Singapore film-maker John Clang in the running for prestigious Rotterdam film festival award

John Clang's 101-minute film is described as a "tale of reincarnation" featuring the stories of a dead theatre actress, an ex-mistress and an unfaithful husband.
John Clang's 101-minute film is described as a "tale of reincarnation" featuring the stories of a dead theatre actress, an ex-mistress and an unfaithful husband.PHOTO: ST FILE

SINGAPORE - The debut feature film of Singaporean photographer and film-maker John Clang is in the running for a prestigious award at one of the largest public film events in the world.

The film, titled Their Remaining Journey, is eligible for the Bright Future Award at The International Film Festival Rotterdam (IFFR), an annual film festival held in various cinemas in the city of Rotterdam in the Netherlands.

This award is given to film-makers selected to present the world or international premiere of their first feature-length film in the festival's Bright Future section.

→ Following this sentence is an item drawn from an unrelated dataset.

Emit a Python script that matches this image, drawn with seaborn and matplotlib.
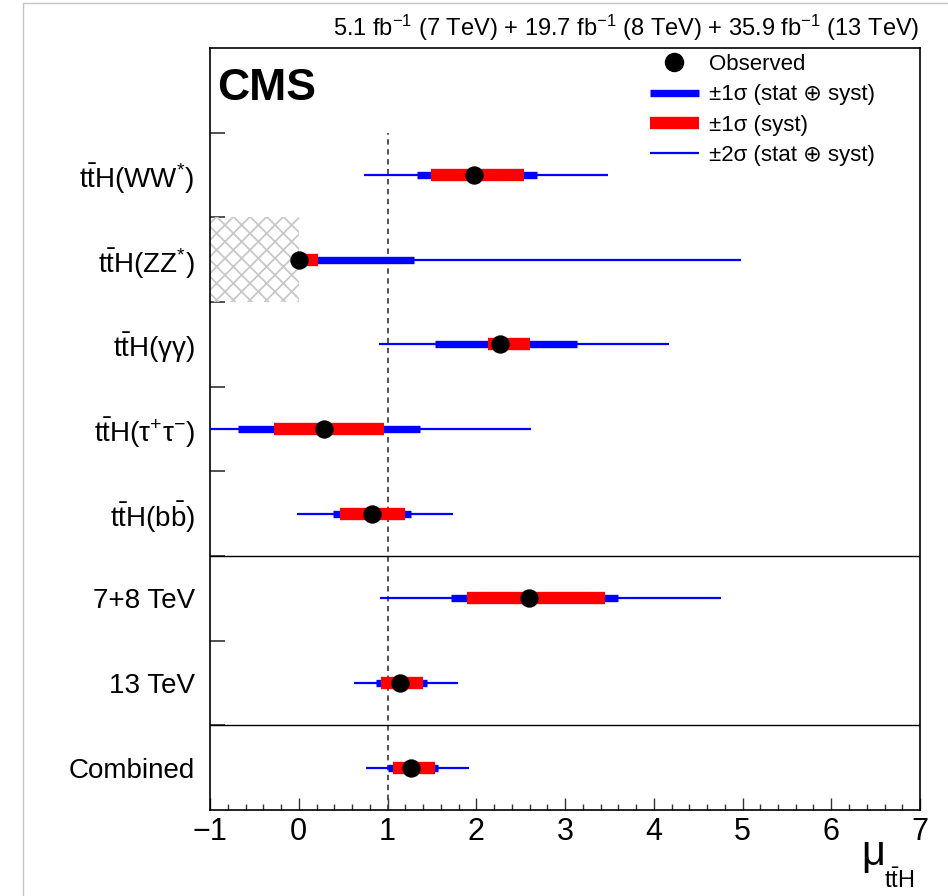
import matplotlib
matplotlib.use("Agg")
import matplotlib.pyplot as plt
import seaborn as sns
import numpy as np
import pandas as pd
from matplotlib.patches import Rectangle
from matplotlib.lines import Line2D
from matplotlib.ticker import MultipleLocator

# ---------------- data ----------------
labels = [r"t$\bar{\rm t}$H(WW$^{*}$)", r"t$\bar{\rm t}$H(ZZ$^{*}$)", r"t$\bar{\rm t}$H(γγ)",
          r"t$\bar{\rm t}$H(τ$^{+}$τ$^{-}$)", r"t$\bar{\rm t}$H(b$\bar{\rm b}$)",
          "7+8 TeV", "13 TeV", "Combined"]
mu      = [1.97, 0.00, 2.27, 0.28, 0.82, 2.59, 1.14, 1.26]
tot1_lo = [1.33, 0.00, 1.53, -0.68, 0.39, 1.71, 0.87, 1.00]
tot1_hi = [2.68, 1.30, 3.13, 1.37, 1.26, 3.60, 1.45, 1.57]
syst_lo = [1.49, 0.00, 2.13, -0.28, 0.47, 1.90, 0.93, 1.06]
syst_hi = [2.54, 0.22, 2.60, 0.96, 1.20, 3.45, 1.40, 1.54]
tot2_lo = [0.74, 0.00, 0.90, -1.10, -0.02, 0.91, 0.62, 0.76]
tot2_hi = [3.48, 4.98, 4.17, 2.62, 1.74, 4.76, 1.79, 1.92]
ypos    = [7.5, 6.5, 5.5, 4.5, 3.5, 2.5, 1.5, 0.5]

df = pd.DataFrame({"label": labels, "mu": mu, "y": ypos})

# ---------------- style ----------------
sns.set_style("white")
plt.rcParams["font.family"] = ["Liberation Sans", "DejaVu Sans"]
plt.rcParams["mathtext.fontset"] = "custom"
plt.rcParams["mathtext.rm"] = "Liberation Sans"
plt.rcParams["mathtext.it"] = "Liberation Sans:italic"
plt.rcParams["mathtext.bf"] = "Liberation Sans:bold"
plt.rcParams["hatch.linewidth"] = 1.3
for k in ["text.color", "axes.labelcolor", "xtick.color", "ytick.color", "axes.edgecolor"]:
    plt.rcParams[k] = "black"

W, H = 948, 896
fig = plt.figure(figsize=(W / 100, H / 100), dpi=100)
ax = fig.add_axes([210 / W, 1 - 810 / H, (920 - 210) / W, (810 - 48) / H])

# light grey outer frame
fig.add_artist(Line2D([23 / W, 23 / W], [0, 1 - 3 / H], transform=fig.transFigure, color="#c4c4c4", lw=1))
fig.add_artist(Line2D([23 / W, 1], [1 - 3 / H, 1 - 3 / H], transform=fig.transFigure, color="#c4c4c4", lw=1))

ax.set_xlim(-1, 7)
ax.set_ylim(0, 9)

# hatched physically-forbidden region for ZZ
ax.add_patch(Rectangle((-1, 6), 1, 1, hatch="xx", fill=False, edgecolor="#c8c8c8", lw=0, zorder=1))

# SM line
ax.vlines(1, 0, 8, colors="#444444", linestyles=(0, (3, 2.5)), lw=1.3, zorder=2)

# separators
ax.axhline(1, color="black", lw=1.0, zorder=2)
ax.axhline(3, color="black", lw=1.0, zorder=2)

# error bars
ax.hlines(ypos, tot2_lo, tot2_hi, colors="#0000ff", lw=1.6, zorder=3, capstyle="butt")
ax.hlines(ypos, tot1_lo, tot1_hi, colors="#0000ff", lw=5.3, zorder=4, capstyle="butt")
ax.hlines(ypos, syst_lo, syst_hi, colors="#ff0000", lw=8.9, zorder=5, capstyle="butt")
sns.scatterplot(data=df, x="mu", y="y", color="black", s=175, linewidth=0, zorder=6, ax=ax, legend=False)
ax.set_xlabel("")
ax.set_ylabel("")

# ticks
ax.set_xticks(range(-1, 8))
ax.set_xticklabels(["\u22121"] + [str(i) for i in range(0, 8)])
ax.xaxis.set_minor_locator(MultipleLocator(0.2))
ax.tick_params(axis="x", which="major", direction="in", length=9, width=1, labelsize=22, pad=5,
               bottom=True, top=False, color="#333333")
ax.tick_params(axis="x", which="minor", direction="in", length=4.5, width=1, bottom=True, top=False,
               color="#333333")
ax.set_yticks(ypos)
ax.set_yticklabels(labels)
ax.set_yticks(range(1, 9), minor=True)
ax.tick_params(axis="y", which="major", length=0, labelsize=20, pad=11)
ax.tick_params(axis="y", which="minor", direction="in", length=11, width=1.2, left=True, right=False,
               color="#333333")
for s in ax.spines.values():
    s.set_color("black")
    s.set_linewidth(1.2)

# texts
fig.text(217 / W, 1 - 100 / H, "CMS", fontsize=32, fontweight="bold", va="baseline", ha="left")
fig.text(919 / W, 1 - 36 / H,
         r"5.1 fb$^{-1}$ (7 TeV) + 19.7 fb$^{-1}$ (8 TeV) + 35.9 fb$^{-1}$ (13 TeV)",
         fontsize=17, ha="right", va="baseline")
fig.text(861 / W, 1 - 865 / H, "μ", fontsize=30, ha="left", va="baseline")
fig.text(884 / W, 1 - 888 / H, r"t$\bar{\rm t}$H", fontsize=17, ha="left", va="baseline")

# legend
handles = [
    Line2D([], [], marker="o", color="black", ls="none", markersize=13),
    Line2D([], [], color="#0000ff", lw=5.3, solid_capstyle="butt"),
    Line2D([], [], color="#ff0000", lw=8.9, solid_capstyle="butt"),
    Line2D([], [], color="#0000ff", lw=1.6, solid_capstyle="butt"),
]
leg_labels = ["Observed", "±1σ (stat ⊕ syst)", "±1σ (syst)", "±2σ (stat ⊕ syst)"]
ax.legend(handles, leg_labels, loc="upper left", bbox_to_anchor=(650 / W, 1 - 54 / H),
          bbox_transform=fig.transFigure, frameon=False, fontsize=16, borderpad=0,
          borderaxespad=0, handlelength=2.2, handletextpad=0.45, labelspacing=0.42)

fig.savefig("out.png", dpi=100)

It comes with a €10,000 (S$16,000) prize, to be spent on the development of the film-maker's next film project.

This year, there are 18 films eligible for the award, the festival revealed in a blog post on Friday.

The jury for the award consists of film festival Netia Off Camera's artistic director Ania Trzebiatowska, Rotterdam filmmaker and editor Nathalie Alonso Casale, and Grasshopper Films distributor Ryan Krivoshey.

Clang's 101-minute film, made on a budget of US$100,000 (S$133,000), is described as a "tale of reincarnation" featuring the stories of a dead theatre actress, an ex-mistress and an unfaithful husband.

Shot in Singapore, Taiwan and New York in 2014 and 2015, the film features an almost entirely Singaporean cast and crew, including theatre actress Doreen Toh, who has also acted in local productions such as last October's The Spirits Play, as well as Clang's parents and friends.

The film's cinematography is done by emerging artist Lavender Chang and its music is handled by composer and musician Clarence Chung. Its dialogue is in Mandarin, Hokkien and Cantonese.

Clang, 44, is based in New York. When contacted, he said: "I suppose I should feel happy, but I think relieved is a better word. My film is a bit challenging to watch. If it is not accepted at the IFFR - which champions progressive and experimental films - I think I would be a bit lost and worried.

He added: "I am not focused on winning this award. The film itself is a part of my art practice and, as an artist, that is enough for me."

On his decision to create a film, he said: "I had always wanted to make films since I was 23 years old. Before I moved to New York, I even closed down a profitable photography studio to join a production house in Singapore.

"I don't really consider myself a filmmaker. Rather, I consider myself as an artist and film is part of the medium and language I use in my art.

"I want to make films that express my vision as an artist, not for entertainment but more for our contemplation. I will continue to make challenging films even though the audience may be slim. There is always hope that the next generation will find something inspiring in this humble effort of mine."

The film's world premiere is slated to take place in the Netherlands on Jan 30, and Clang hopes to eventually screen it in Singapore.

The festival is a recognised platform in Europe for launching new films and talent, and actively supports independent film-making from around the globe.

It will take place from Jan 24 to Feb 4 this year, and the Bright Future Award will be presented during an awards ceremony on Feb 2.